You can combine hexagons and squares in a single drawing, so you can solidify only the desired areas when using the EXTRUDE command.

That's what I tried at first. But: I had difficulties getting the hexagon plate as a result from arranging the first hexagon in rect.arr. I got a vast amount of bodies in the list as one result. That was because "new body" was the only option for the extrusion of the hexagon. The option "combine" was reverted to "new body" all the time. When "combine" with the case was successfull, the rect.arr. afterwards created a mess. And in one way I tried the rect.arr. simply created no visible body at all.

That's why I decided to create the bottom plate as a separate component. This, and to be able to exchange it with another design as well.

 

Michael

 

Message 10 of 10

m.rittweger
Contributor
Contributor

Hi, CADWhisperer!

 

Thank you very much for your reply. It was, after some experimenting in my own file with yours opened in parallel, the solution I could understand and reproduce.

 

There were some differences between your and my file and I try to understand:

 

You arranged the rectangle for the case centered around the origin while mine was with its bottom/left corner at the origin.

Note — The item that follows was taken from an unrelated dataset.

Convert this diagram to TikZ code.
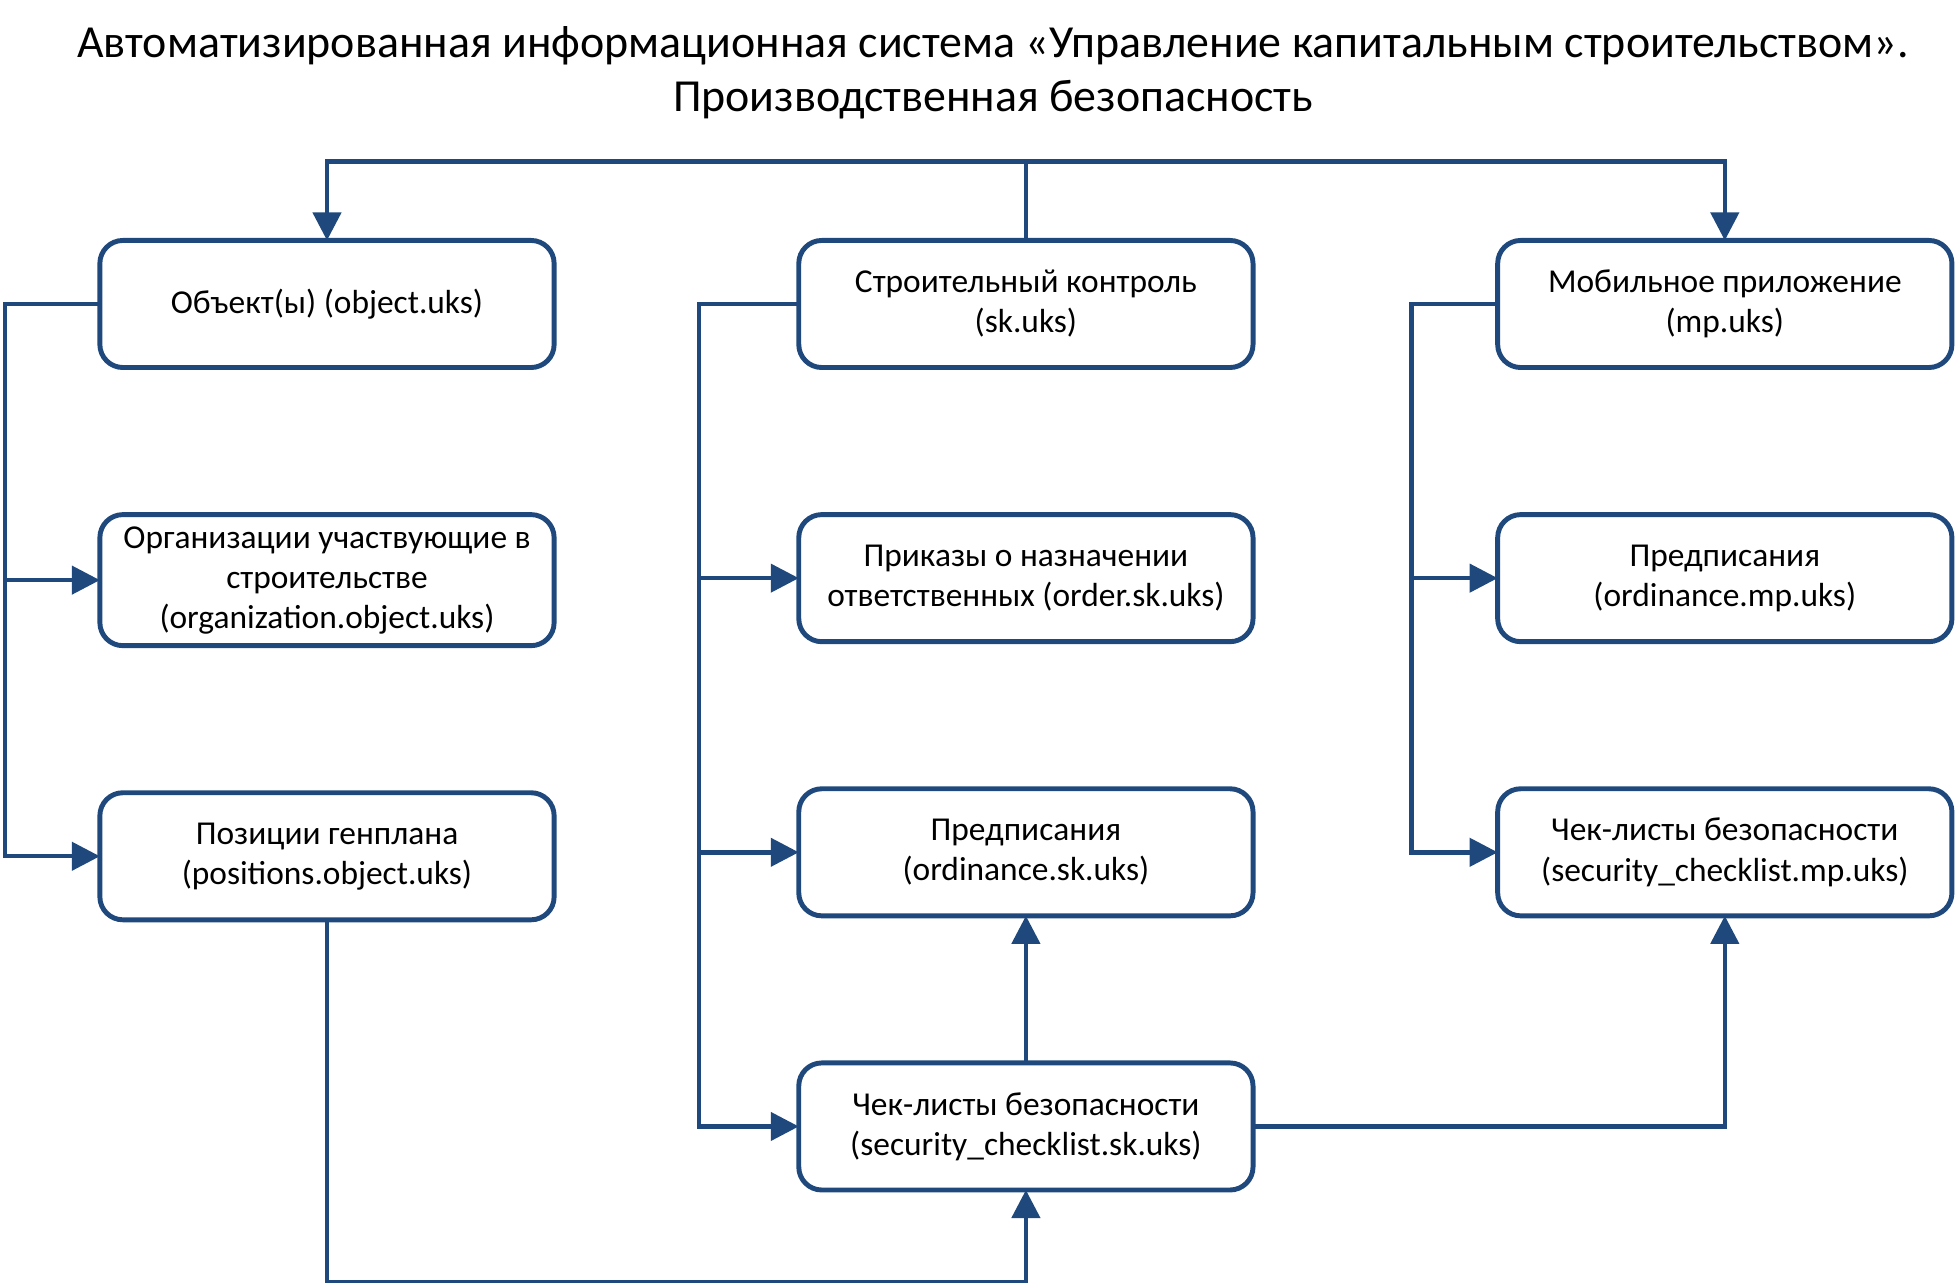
\documentclass[tikz,border=0pt]{standalone}
\usepackage{fontspec}
\setmainfont{Carlito}
\usepackage{xcolor}
\usetikzlibrary{positioning,arrows.meta}
\definecolor{uksblue}{RGB}{31,73,125}

\begin{document}
\begin{tikzpicture}[x=0.01cm,y=0.01cm,
    box/.style={draw=uksblue,line width=1.4pt,rounded corners=0.23cm,fill=white,
      minimum width=4.54cm,minimum height=1.27cm,align=center,outer sep=0pt,
      font=\fontsize{9.5}{11.4}\selectfont},
    link/.style={draw=uksblue,line width=1.25pt},
    arr/.style={link,-{Triangle[width=0.28cm,length=0.28cm]}},
    node distance=1.47cm and 2.445cm]
  \useasboundingbox (0,0) rectangle (1956,-1283);
  % Title
  \node (title) at (993,-73) [align=center,font=\fontsize{13.05}{15.3}\selectfont]
    {Автоматизированная информационная система «Управление капитальным строительством».\\Производственная безопасность};
  % Boxes
  \node[box] (obj) at (327,-304) {Объект(ы) (object.uks)};
  \node[box] (sk) [right=of obj] {Строительный контроль\\(sk.uks)};
  \node[box] (mp) [right=of sk] {Мобильное приложение\\(mp.uks)};
  \node[box] (org) [below=of obj] {Организации участвующие в\\строительстве\\(organization.object.uks)};
  \node[box] (pos) [below=of org] {Позиции генплана\\(positions.object.uks)};
  \node[box] (order) [below=of sk] {Приказы о назначении\\ответственных (order.sk.uks)};
  \node[box] (ordsk) [below=of order] {Предписания\\(ordinance.sk.uks)};
  \node[box] (chksk) [below=of ordsk] {Чек-листы безопасности\\(security\_checklist.sk.uks)};
  \node[box] (ordmp) [below=of mp] {Предписания\\(ordinance.mp.uks)};
  \node[box] (chkmp) [below=of ordmp] {Чек-листы безопасности\\(security\_checklist.mp.uks)};
  % Connectors
  \draw[arr] (sk.north) -- ++(0,79) -| (obj.north);
  \draw[arr] (sk.north) -- ++(0,79) -| (mp.north);
  \draw[arr] (obj.west) -- ++(-95,0) |- (org.west);
  \draw[arr] (obj.west) -- ++(-95,0) |- (pos.west);
  \draw[arr] (sk.west) -- ++(-100,0) |- (order.west);
  \draw[arr] (sk.west) -- ++(-100,0) |- (ordsk.west);
  \draw[arr] (sk.west) -- ++(-100,0) |- (chksk.west);
  \draw[arr] (mp.west) -- ++(-86,0) |- (ordmp.west);
  \draw[arr] (mp.west) -- ++(-86,0) |- (chkmp.west);
  \draw[arr] (pos.south) -- ++(0,-362) -| (chksk.south);
  \draw[arr] (chksk) -- (ordsk);
  \draw[arr] (chksk.east) -| (chkmp.south);
\end{tikzpicture}
\end{document}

I'm not sure if I placed the rectangle in my file now correct this way: I constructed a rectangle and set the dimensions to 300 / 200. Then I set a line from top/left to bottom/right and another from bottom/left to top/right, thus diagonals within the rectangle. Then I set coincidence for each of them to the origin and changed the contruction lines to draft lines. (2 add. comments: I was not able to move my lines within the sketch, because they were stuck on the origin and I didn't see a way to unchain them. And I used 300/200 to prevent the diagonals locked as perpendicular.)

 

You set the hexagon as cutout after extruding the bottom plate while I used a rather difficult way of arranging the hexagons and extrude the structure between them afterwards. Your method seems a lot easier, thanks! I just have to figure out how much I have to set for the repeats of the rect.arr. according to case dimensions and hexagon diameter. Actually I have set them, to 17 and 23, but should not go below 9 for the hex.rad. I'll figure that out...

 

The last 2 steps in your file seem to combine the bodies into a component or so.

2023-10-20 16_25_01-Window.png

Unf. I don't know what command exactly this is. Am I right that these are not used when case, plate and hexagons are all in the same sketch? At least I have only one body after the last command already.

 

Again, thank you for your input. It helped me really a lot.